On the supply side, lead benefits from a characteristic shared by few other metals: it is highly recyclable. USGS data shows that secondary lead from recycled batteries accounts for the majority of US refined lead production. The recycling rate for lead-acid batteries exceeds 95% in developed markets. This high recycling rate means lead supply is less dependent on mine production than any other base metal. It also means that lead prices face a natural ceiling — if prices rise too high, the incentive to collect and recycle additional batteries increases, bringing more secondary supply to market. This recycling-driven supply elasticity limits the upside for lead prices even during demand spikes.

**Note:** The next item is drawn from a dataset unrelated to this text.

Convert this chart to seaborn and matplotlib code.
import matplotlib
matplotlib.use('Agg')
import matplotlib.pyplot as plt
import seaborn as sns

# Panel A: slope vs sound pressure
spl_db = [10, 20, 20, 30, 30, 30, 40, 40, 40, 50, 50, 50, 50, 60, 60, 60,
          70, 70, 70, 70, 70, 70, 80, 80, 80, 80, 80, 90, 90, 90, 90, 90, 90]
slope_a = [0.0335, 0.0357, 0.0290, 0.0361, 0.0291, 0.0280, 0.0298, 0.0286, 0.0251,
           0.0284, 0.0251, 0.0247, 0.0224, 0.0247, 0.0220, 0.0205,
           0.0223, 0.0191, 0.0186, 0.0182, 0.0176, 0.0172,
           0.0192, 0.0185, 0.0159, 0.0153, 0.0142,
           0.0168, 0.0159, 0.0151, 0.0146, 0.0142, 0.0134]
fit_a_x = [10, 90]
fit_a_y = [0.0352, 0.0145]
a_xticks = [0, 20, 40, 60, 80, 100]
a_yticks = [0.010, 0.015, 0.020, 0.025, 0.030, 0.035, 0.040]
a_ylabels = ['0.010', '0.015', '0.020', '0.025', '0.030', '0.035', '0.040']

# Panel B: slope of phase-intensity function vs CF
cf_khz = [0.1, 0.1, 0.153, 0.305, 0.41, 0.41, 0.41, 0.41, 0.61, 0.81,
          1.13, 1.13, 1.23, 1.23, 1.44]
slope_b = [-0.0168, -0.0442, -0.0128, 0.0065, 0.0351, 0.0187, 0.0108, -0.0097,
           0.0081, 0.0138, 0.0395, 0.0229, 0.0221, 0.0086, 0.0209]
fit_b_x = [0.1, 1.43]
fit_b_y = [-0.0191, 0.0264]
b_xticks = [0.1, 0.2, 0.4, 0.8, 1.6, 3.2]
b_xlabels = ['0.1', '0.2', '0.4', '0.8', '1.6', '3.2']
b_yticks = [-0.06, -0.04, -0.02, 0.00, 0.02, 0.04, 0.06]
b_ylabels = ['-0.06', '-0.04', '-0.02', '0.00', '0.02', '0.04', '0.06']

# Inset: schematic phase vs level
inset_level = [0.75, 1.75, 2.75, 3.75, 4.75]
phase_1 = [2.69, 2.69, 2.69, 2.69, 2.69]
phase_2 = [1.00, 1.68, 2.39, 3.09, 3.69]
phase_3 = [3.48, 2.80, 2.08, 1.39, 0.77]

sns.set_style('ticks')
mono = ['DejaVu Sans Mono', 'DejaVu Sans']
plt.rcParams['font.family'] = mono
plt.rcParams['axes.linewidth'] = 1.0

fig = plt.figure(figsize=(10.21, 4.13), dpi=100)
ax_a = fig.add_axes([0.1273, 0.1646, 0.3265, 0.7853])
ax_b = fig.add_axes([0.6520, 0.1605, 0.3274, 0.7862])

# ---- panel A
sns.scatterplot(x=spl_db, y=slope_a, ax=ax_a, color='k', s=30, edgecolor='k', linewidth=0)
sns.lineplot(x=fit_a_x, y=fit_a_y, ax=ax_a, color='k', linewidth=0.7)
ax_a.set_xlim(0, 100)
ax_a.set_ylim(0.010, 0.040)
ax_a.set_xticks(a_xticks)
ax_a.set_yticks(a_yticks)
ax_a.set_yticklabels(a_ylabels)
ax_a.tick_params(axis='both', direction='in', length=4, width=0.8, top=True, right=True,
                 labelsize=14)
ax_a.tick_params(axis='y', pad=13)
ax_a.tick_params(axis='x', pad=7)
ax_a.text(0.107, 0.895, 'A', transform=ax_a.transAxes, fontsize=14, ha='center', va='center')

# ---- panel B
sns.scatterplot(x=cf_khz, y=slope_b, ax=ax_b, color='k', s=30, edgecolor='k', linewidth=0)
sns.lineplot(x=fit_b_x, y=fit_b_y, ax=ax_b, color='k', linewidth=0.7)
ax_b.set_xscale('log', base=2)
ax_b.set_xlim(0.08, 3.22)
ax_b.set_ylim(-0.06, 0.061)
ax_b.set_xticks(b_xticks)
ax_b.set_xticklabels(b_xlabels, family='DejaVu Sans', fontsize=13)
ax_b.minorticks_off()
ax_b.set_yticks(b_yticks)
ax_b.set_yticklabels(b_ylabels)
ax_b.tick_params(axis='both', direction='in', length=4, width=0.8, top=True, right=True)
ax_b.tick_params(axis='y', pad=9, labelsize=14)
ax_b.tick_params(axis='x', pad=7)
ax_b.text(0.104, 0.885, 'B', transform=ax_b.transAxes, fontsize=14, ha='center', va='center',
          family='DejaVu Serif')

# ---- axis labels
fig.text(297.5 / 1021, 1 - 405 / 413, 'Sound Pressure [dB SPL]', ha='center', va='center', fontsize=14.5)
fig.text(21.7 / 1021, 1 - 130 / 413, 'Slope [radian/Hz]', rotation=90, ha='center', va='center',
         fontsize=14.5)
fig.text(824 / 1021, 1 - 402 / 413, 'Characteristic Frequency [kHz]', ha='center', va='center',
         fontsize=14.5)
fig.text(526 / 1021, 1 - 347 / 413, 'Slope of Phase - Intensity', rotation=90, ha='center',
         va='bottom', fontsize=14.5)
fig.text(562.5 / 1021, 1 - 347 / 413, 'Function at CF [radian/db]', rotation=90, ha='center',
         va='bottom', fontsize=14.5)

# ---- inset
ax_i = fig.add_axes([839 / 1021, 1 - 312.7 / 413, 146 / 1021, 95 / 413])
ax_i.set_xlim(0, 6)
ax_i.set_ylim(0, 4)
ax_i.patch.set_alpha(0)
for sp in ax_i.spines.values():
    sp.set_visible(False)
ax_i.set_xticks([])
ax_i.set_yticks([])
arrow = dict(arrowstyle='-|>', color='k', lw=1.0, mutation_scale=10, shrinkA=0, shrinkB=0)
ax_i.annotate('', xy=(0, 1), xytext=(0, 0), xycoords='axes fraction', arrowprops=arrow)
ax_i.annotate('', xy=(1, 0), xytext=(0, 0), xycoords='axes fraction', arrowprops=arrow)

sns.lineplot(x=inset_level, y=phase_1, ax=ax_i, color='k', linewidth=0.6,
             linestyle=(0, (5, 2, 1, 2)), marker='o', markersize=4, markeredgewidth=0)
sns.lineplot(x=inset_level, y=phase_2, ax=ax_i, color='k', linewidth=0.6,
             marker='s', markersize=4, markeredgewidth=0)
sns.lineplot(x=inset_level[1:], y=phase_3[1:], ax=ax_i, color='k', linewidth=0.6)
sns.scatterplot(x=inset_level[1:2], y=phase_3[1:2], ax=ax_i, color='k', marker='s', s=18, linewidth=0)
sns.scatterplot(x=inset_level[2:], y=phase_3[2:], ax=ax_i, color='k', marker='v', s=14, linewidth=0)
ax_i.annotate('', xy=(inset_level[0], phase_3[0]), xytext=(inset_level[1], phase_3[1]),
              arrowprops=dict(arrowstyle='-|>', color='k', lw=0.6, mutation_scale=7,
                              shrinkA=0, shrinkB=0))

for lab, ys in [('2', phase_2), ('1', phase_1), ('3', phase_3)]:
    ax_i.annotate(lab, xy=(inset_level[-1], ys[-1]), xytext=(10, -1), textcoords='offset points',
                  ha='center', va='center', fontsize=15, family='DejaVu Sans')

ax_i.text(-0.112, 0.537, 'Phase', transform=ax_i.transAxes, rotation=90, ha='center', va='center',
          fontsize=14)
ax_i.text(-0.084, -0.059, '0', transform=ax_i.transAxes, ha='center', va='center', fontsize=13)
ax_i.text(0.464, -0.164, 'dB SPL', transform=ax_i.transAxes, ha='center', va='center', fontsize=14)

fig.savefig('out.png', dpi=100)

For lead buyers — primarily battery manufacturers, ammunition producers, and radiation shielding fabricators — the current surplus environment is favorable. Prices have been in a narrow $1,800-2,100 band for most of the past eighteen months. The ILZSG surplus forecast suggests this band will persist, with perhaps a mild downward bias as Chinese demand contracts. There is no catalyst visible in Q3 2026 that would push lead significantly higher. The risks are all to the downside: a deeper Chinese contraction, faster EV adoption, or a broader macroeconomic slowdown that reduces vehicle production and replacement battery demand.

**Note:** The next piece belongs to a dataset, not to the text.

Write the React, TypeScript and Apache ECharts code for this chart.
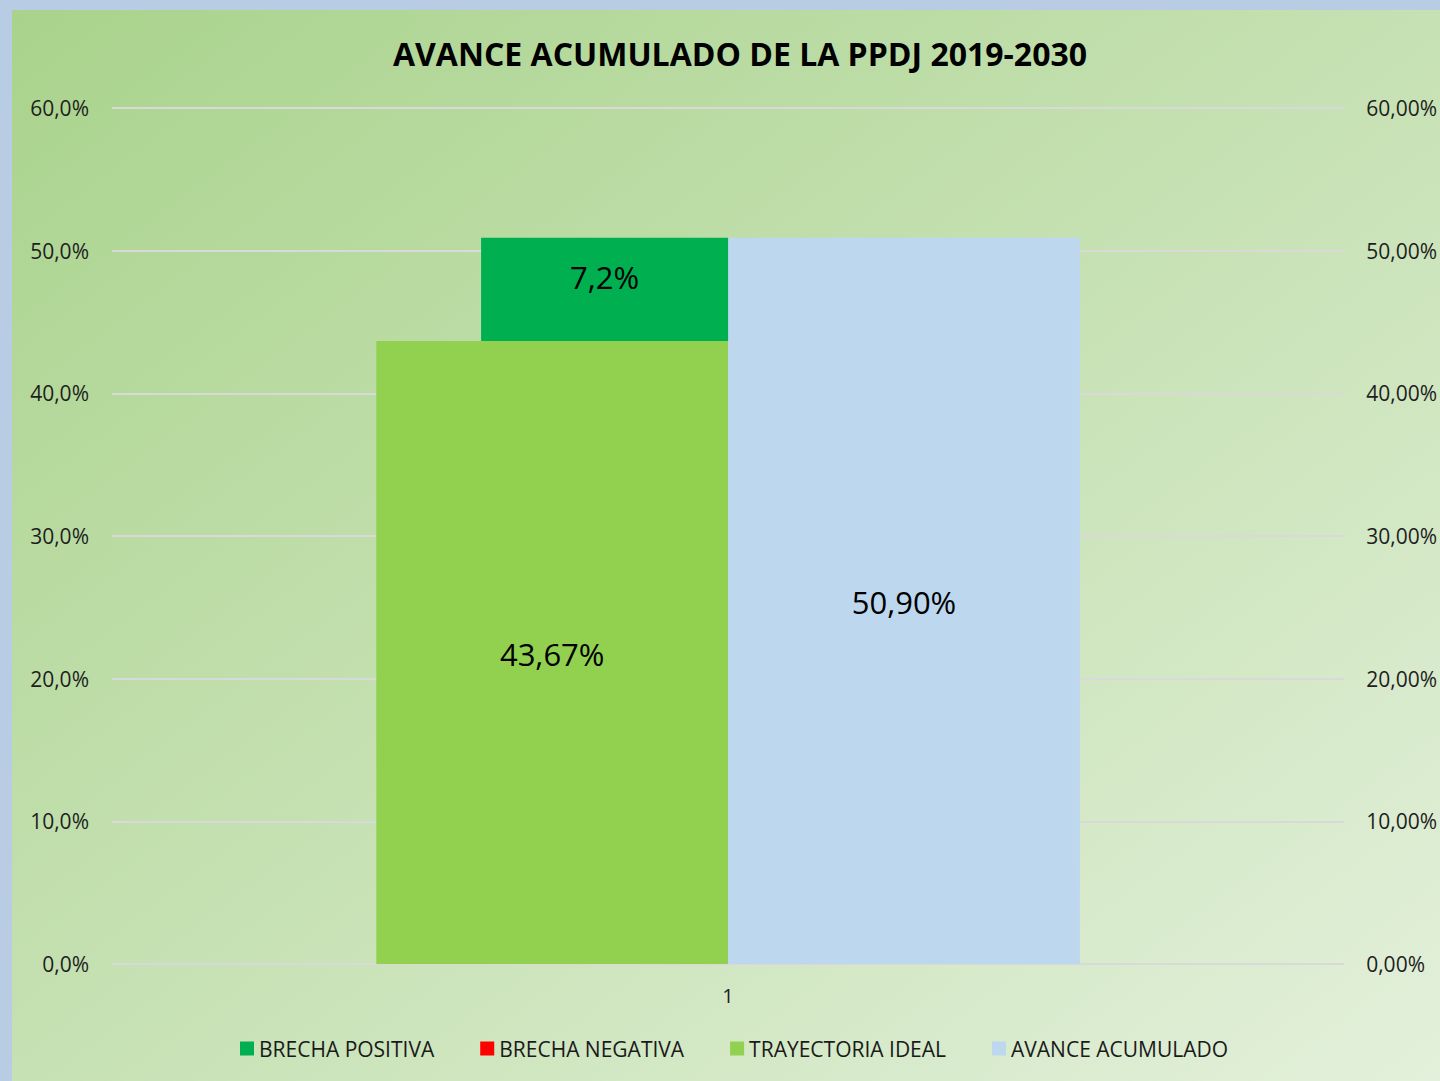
import React, { useEffect, useRef } from "react";
import * as echarts from "echarts";

const categories = ["1"];
const trayectoriaIdeal = [43.67];
const avanceAcumulado = [50.9];
const brechaPositiva = [7.23];
const brechaNegativa = [0];
const axisTicks = [0, 10, 20, 30, 40, 50, 60];

const FONT = "'Open Sans', 'Noto Sans', sans-serif";

const fmt = (v: number, d: number) => v.toFixed(d).replace(".", ",") + "%";

export default function App() {
  const ref = useRef<HTMLDivElement>(null);
  useEffect(() => {
    document.body.style.margin = "0";
    const chart = echarts.init(ref.current!, null, { renderer: "svg" });
    const labelStyle = { color: "#1e1e1e", fontSize: 21, fontFamily: FONT };
    chart.setOption({
      animation: false,
      backgroundColor: {
        type: "linear",
        x: 0,
        y: 0,
        x2: 1,
        y2: 1,
        colorStops: [
          { offset: 0, color: "#a9d38c" },
          { offset: 0.5, color: "#c6e1b3" },
          { offset: 1, color: "#e3f0db" },
        ],
      },
      title: {
        text: "AVANCE ACUMULADO DE LA PPDJ 2019-2030",
        left: 723,
        top: 22,
        textAlign: "center",
        textStyle: { fontFamily: FONT, fontWeight: "bold", fontSize: 32, color: "#000" },
      },
      legend: {
        top: 1023,
        left: 223,
        icon: "rect",
        itemWidth: 14,
        itemHeight: 14,
        itemGap: 46,
        data: ["BRECHA POSITIVA", "BRECHA NEGATIVA", "TRAYECTORIA IDEAL", "AVANCE ACUMULADO"],
        textStyle: { fontFamily: FONT, fontSize: 21, color: "#1a1a1a" },
      },
      grid: { left: 100, right: 93, top: 98, bottom: 117, containLabel: false },
      xAxis: [
        {
          type: "category",
          data: categories,
          axisLine: { show: false },
          axisTick: { show: false },
          axisLabel: { ...labelStyle, fontSize: 20, margin: 21 },
        },
        {
          type: "category",
          data: categories,
          show: false,
        },
      ],
      yAxis: [
        {
          type: "value",
          min: axisTicks[0],
          max: axisTicks[axisTicks.length - 1],
          interval: 10,
          axisLine: { show: false },
          axisTick: { show: false },
          splitLine: { lineStyle: { color: "#d9d9d9", width: 2 } },
          axisLabel: { ...labelStyle, margin: 23, formatter: (v: number) => fmt(v, 1) },
        },
        {
          type: "value",
          min: axisTicks[0],
          max: axisTicks[axisTicks.length - 1],
          interval: 10,
          axisLine: { show: false },
          axisTick: { show: false },
          splitLine: { show: false },
          axisLabel: { ...labelStyle, margin: 22, formatter: (v: number) => fmt(v, 2) },
        },
      ],
      series: [
        {
          name: "TRAYECTORIA IDEAL",
          type: "bar",
          xAxisIndex: 0,
          yAxisIndex: 0,
          data: trayectoriaIdeal,
          barGap: "0%",
          barCategoryGap: "42.9%",
          itemStyle: { color: "#92d050" },
          label: {
            show: true,
            position: "inside",
            formatter: (p: any) => fmt(p.value, 2),
            color: "#000",
            fontSize: 31,
            fontFamily: FONT,
            offset: [0, 2],
          },
        },
        {
          name: "AVANCE ACUMULADO",
          type: "bar",
          xAxisIndex: 0,
          yAxisIndex: 0,
          data: avanceAcumulado,
          itemStyle: { color: "#bdd7ee" },
          label: {
            show: true,
            position: "inside",
            formatter: (p: any) => fmt(p.value, 2),
            color: "#000",
            fontSize: 31,
            fontFamily: FONT,
            offset: [0, 1],
          },
        },
        {
          name: "base",
          type: "bar",
          xAxisIndex: 1,
          yAxisIndex: 1,
          stack: "brecha",
          data: trayectoriaIdeal,
          barWidth: 247,
          barGap: "0%",
          silent: true,
          itemStyle: { color: "rgba(0,0,0,0)" },
          label: { show: false },
        },
        {
          name: "BRECHA POSITIVA",
          type: "bar",
          xAxisIndex: 1,
          yAxisIndex: 1,
          stack: "brecha",
          data: brechaPositiva,
          barWidth: 247,
          itemStyle: { color: "#00b050" },
          label: {
            show: true,
            position: "inside",
            formatter: (p: any) => fmt(p.value, 1),
            color: "#000",
            fontSize: 31,
            fontFamily: FONT,
            offset: [0, -12],
          },
        },
        {
          name: "BRECHA NEGATIVA",
          type: "bar",
          xAxisIndex: 1,
          yAxisIndex: 1,
          stack: "brecha",
          data: brechaNegativa,
          barWidth: 247,
          itemStyle: { color: "#ff0000" },
          label: { show: false },
        },
        {
          name: "spacer",
          type: "bar",
          xAxisIndex: 1,
          yAxisIndex: 1,
          data: [0],
          barWidth: 247,
          silent: true,
          itemStyle: { color: "rgba(0,0,0,0)" },
          label: { show: false },
        },
      ],
    });
    return () => chart.dispose();
  }, []);
  return (
    <div style={{ position: "fixed", left: 0, top: 0, width: 1440, height: 1081, background: "#b8cce4" }}>
      <div ref={ref} style={{ position: "absolute", left: 12, top: 10, width: 1428, height: 1071 }} />
    </div>
  );
}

Lead is the one base metal where buyers hold the negotiating power in Q3 2026. The ILZSG confirms a 109,000-tonne surplus. Chinese demand is contracting. Global inventories are ample. There is no supply disruption anywhere in the lead supply chain. Use this environment to your advantage. Negotiate annual or semi-annual fixed-price contracts for 2027 now, locking in prices at or below $1,900 per tonne. For battery manufacturers: the stable lead price environment allows you to offer more competitive pricing to your own customers while maintaining margins. For spot buyers: there is no urgency. Lead is available at LME plus a modest regional premium (typically $50-150 per tonne depending on location). The only medium-term risk to this benign outlook is a sustained increase in Chinese e-bike production, which could absorb more lead-acid battery capacity than current forecasts anticipate. Monitor Chinese monthly lead-acid battery export data — if exports rise above trend, it signals stronger-than-expected demand. But for Q3 2026, the base case is range-bound prices with a mild downward drift.